Optimize Your Garden With These Simple Tricks
Dearest reader, consider this inquiry: You are the sole proprietor of a home garden (a real one, not in Animal Crossing or wherever AOC makes her press releases nowadays). You own the land free and clear. You go out for mocktails every week with the two other gardeners in your market, and you talk about your businesses and why you love your family (ugh). You have a good reputation. Every week, a nondescript hooded figure stops by and buys 24 watermelons, and their purchases only seem suspicious like half the time. You pay the neighborhood kids twice minimum wage to do - I don’t know - whatever happens in a garden. (I’m an expert, not a day laborer - I have no idea what actually goes on.) You have a quality work-life balance. Yadda, yadda, yadda, sunshine and rainbows, insert more boring stuff here.
Sounds like you’re doing great, right? Wrong. Consider the alternate hypothesis that you are stupid and spineless and have no idea how to derive a competitive advantage, optimize for cost, increase your return on investment, discount your cash flows, penetrate your market, or let alone commit white-collar crimes. I know, I know - the fun ones are the non-white-collar ones, but bear with me: white-collar crimes can be fun too.
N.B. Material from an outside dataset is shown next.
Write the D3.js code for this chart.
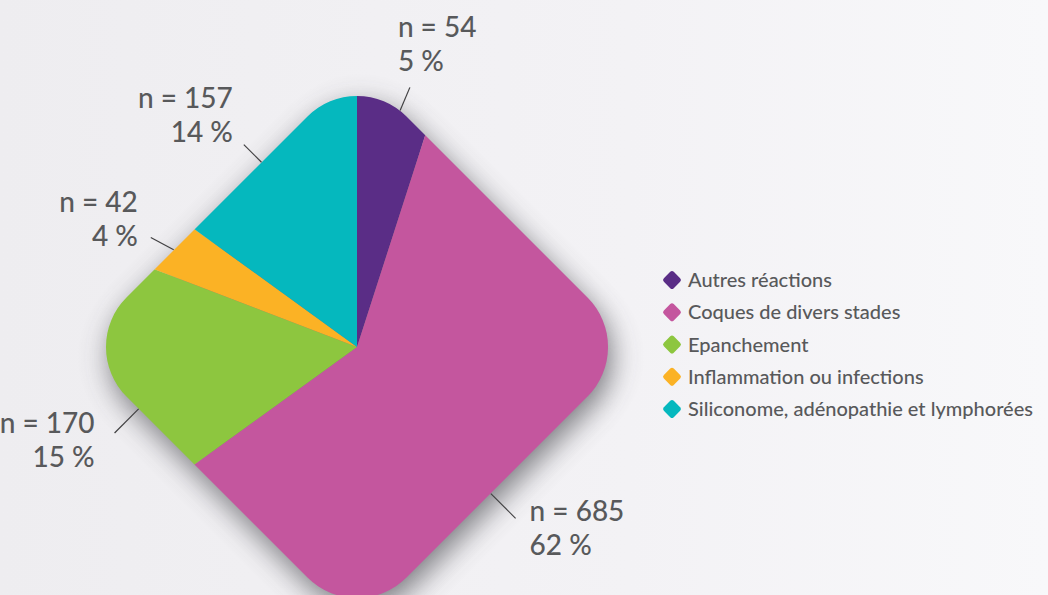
<!DOCTYPE html>
<html>
<head>
<meta charset="utf-8">
<script src="https://cdn.jsdelivr.net/npm/d3@7"></script>
<style>
  html, body { margin: 0; padding: 0; overflow: hidden; }
  text { font-family: Lato, "Open Sans", sans-serif; fill: #58595b; }
</style>
</head>
<body>
<div id="chart"></div>
<script>
// data
var categories = ["Autres réactions", "Coques de divers stades", "Epanchement",
                  "Inflammation ou infections", "Siliconome, adénopathie et lymphorées"];
var counts = [54, 685, 170, 42, 157];
var percents = [5, 62, 15, 4, 14];
// slice sizes as drawn (measured from the slice angles, in %)
var sliceShares = [4.96, 60.08, 15.79, 4.15, 15.02];
var colors = ["#5a2d86", "#c4569e", "#8dc63f", "#fbb225", "#05b8be"];

var width = 1048, height = 595;
var cx = 357, cy = 347;
var half = 198, corner = 70;   // rounded diamond: half side and corner radius

// label layout: angle nudge of the leader start, leader direction, length, text offset
var labelLayout = [
  { nudge: 1.4, dir: 23, len: 25, dx: -12, dy: -50, anchor: "start" },
  { nudge: 11.6, dir: 135, len: 35, dx: 14, dy: 3, anchor: "start" },
  { nudge: -8.4, dir: 225, len: 34, dx: -20, dy: 0, anchor: "end" },
  { nudge: -0.5, dir: 298, len: 26, dx: -13, dy: -26, anchor: "end" },
  { nudge: -0.3, dir: 315, len: 25, dx: -11, dy: -37, anchor: "end" }
];

var svg = d3.select("#chart").append("svg")
    .attr("width", width)
    .attr("height", height);

var defs = svg.append("defs");

var bg = defs.append("linearGradient")
    .attr("id", "bg")
    .attr("x1", "0").attr("y1", "0").attr("x2", "1").attr("y2", "0");
bg.append("stop").attr("offset", "0").attr("stop-color", "#eeedf0");
bg.append("stop").attr("offset", "0.6").attr("stop-color", "#f3f2f5");
bg.append("stop").attr("offset", "1").attr("stop-color", "#f8f8fa");

var shadow = defs.append("filter")
    .attr("id", "shadow")
    .attr("x", "-30%").attr("y", "-30%")
    .attr("width", "160%").attr("height", "160%");
shadow.append("feGaussianBlur").attr("stdDeviation", 14);

defs.append("clipPath").attr("id", "diamond")
  .append("rect")
    .attr("x", -half).attr("y", -half)
    .attr("width", half * 2).attr("height", half * 2)
    .attr("rx", corner).attr("ry", corner)
    .attr("transform", "rotate(45)");

svg.append("rect")
    .attr("width", width)
    .attr("height", height)
    .attr("fill", "url(#bg)");

var g = svg.append("g")
    .attr("transform", "translate(" + cx + "," + cy + ")");

// soft shadow behind the shape
g.append("rect")
    .attr("x", -half).attr("y", -half)
    .attr("width", half * 2).attr("height", half * 2)
    .attr("rx", corner).attr("ry", corner)
    .attr("fill", "#4a494f")
    .attr("opacity", 0.7)
    .attr("filter", "url(#shadow)")
    .attr("transform", "translate(4,10) rotate(45)");

var pie = d3.pie().sort(null).value(function(d) { return d; });
var arcs = pie(sliceShares);

var arc = d3.arc().innerRadius(0).outerRadius(420);

g.append("g")
    .attr("clip-path", "url(#diamond)")
  .selectAll("path")
  .data(arcs)
  .enter()
  .append("path")
    .attr("d", arc)
    .attr("fill", function(d, i) { return colors[i]; });

// is a point (relative to centre) inside the rounded diamond
function inside(x, y) {
  var c = Math.SQRT1_2;
  var u = Math.abs(x * c + y * c), v = Math.abs(-x * c + y * c);
  var qx = u - (half - corner), qy = v - (half - corner);
  var out = Math.hypot(Math.max(qx, 0), Math.max(qy, 0)) + Math.min(Math.max(qx, qy), 0);
  return out <= corner;
}

function edgePoint(angle) {
  var r = 0;
  while (inside(Math.sin(angle) * r, -Math.cos(angle) * r) && r < 500) r += 0.5;
  return [Math.sin(angle) * r, -Math.cos(angle) * r];
}

var rad = Math.PI / 180;
var labels = g.append("g").attr("class", "labels");

arcs.forEach(function(d, i) {
  var lay = labelLayout[i];
  var a = (d.startAngle + d.endAngle) / 2 + lay.nudge * rad;
  var p0 = edgePoint(a);
  var p1 = [p0[0] + Math.sin(lay.dir * rad) * lay.len,
            p0[1] - Math.cos(lay.dir * rad) * lay.len];

  labels.append("line")
      .attr("x1", p0[0]).attr("y1", p0[1])
      .attr("x2", p1[0]).attr("y2", p1[1])
      .attr("stroke", "#414042")
      .attr("stroke-width", 1.2);

  var t = labels.append("text")
      .attr("x", p1[0] + lay.dx)
      .attr("y", p1[1] + lay.dy)
      .attr("text-anchor", lay.anchor)
      .style("font-size", "28px")
      .style("font-weight", 500);
  t.append("tspan")
      .attr("x", p1[0] + lay.dx)
      .text("n = " + counts[i]);
  t.append("tspan")
      .attr("x", p1[0] + lay.dx)
      .attr("dy", 34)
      .text(percents[i] + " %");
});

// legend
var legendY = d3.scalePoint()
    .domain(categories)
    .range([280, 409]);

var legend = svg.append("g").attr("class", "legend");

var item = legend.selectAll("g")
  .data(categories)
  .enter()
  .append("g")
    .attr("transform", function(d) { return "translate(672," + legendY(d) + ")"; });

item.append("rect")
    .attr("x", -7).attr("y", -7)
    .attr("width", 14).attr("height", 14)
    .attr("rx", 2.5)
    .attr("transform", "rotate(45)")
    .attr("fill", function(d, i) { return colors[i]; });

item.append("text")
    .attr("x", 16)
    .attr("dy", "0.35em")
    .style("font-size", "20px")
    .style("font-weight", 500)
    .text(function(d) { return d; });
</script>
</body>
</html>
You said you own the land free and clear? That’s stupid. You’re tying up so much money in the land that you could be spending to, I don’t know, buy a yacht, donate to a presidential inauguration, or contribute to your divorce legal expenses. The real strat (yes, ‘strat’ is the formal business term - it’s what I hear at the business parties all the time) is to constantly borrow mortgages against the land you own, and borrow again immediately once you’ve returned the money. It’s just like when you borrow Hillbilly Elegy by JD Vance from the library over and over again.
You go out for mocktails and boring conversations with your competitors every week? That’s also stupid. One of your competitors is stealing your business secrets and plans to put you out of business, and I saw the other kissing your mom the other day. Although you shouldn’t have wasted your life on things like hanging out with friends, but I can offer you a small consolation: Now that they think you’re stupid (you are, but that’s beside the point), you can abuse their stupidity by framing them for tax evasion and/or stealing the overpriced purple chairs from Tepper - in that latter case I’d appreciate if you could send the disappeared chairs my way. And then voilà , your competitors are in jail and you can jack up your prices to $69 a watermelon. Although the nondescript hooded figure surely won’t like those prices (they’ve never had much of a sense for business), where else are they supposed to get 24 watermelons a week?
You claimed you had a good reputation? That one’s smart, actually. But you’re doing it stupidly, because you’re stupid. Here’s a revelation: you don’t have to gain a good reputation from honesty. In fact, that’d just be a waste of your money. Are you telling me in order for your customers to think you’re philanthropic you actually have to donate money to the children’s cancer center? Of course you don’t! You just have you say you did it, and blackmail anyone who dares to question you with stupid things their kids have done. See, I told you white collar crimes were fun!
And worse yet, you pay the neighborhood kids twice minimum wage? I’d tell you to pay them only minimum wage and then deduct from their pay for a white-collar charge, but you don’t even have to do that. Just feed them a watermelon per week of work - it’ll pale in comparison to how many watermelons that nondescript hooded figure buys.
I hope I have sufficiently convinced you of your poor business sense. You may be thinking that you’ll be exchanging general life happiness for your business’s cold-blooded growth. If so, you’re already on the right track.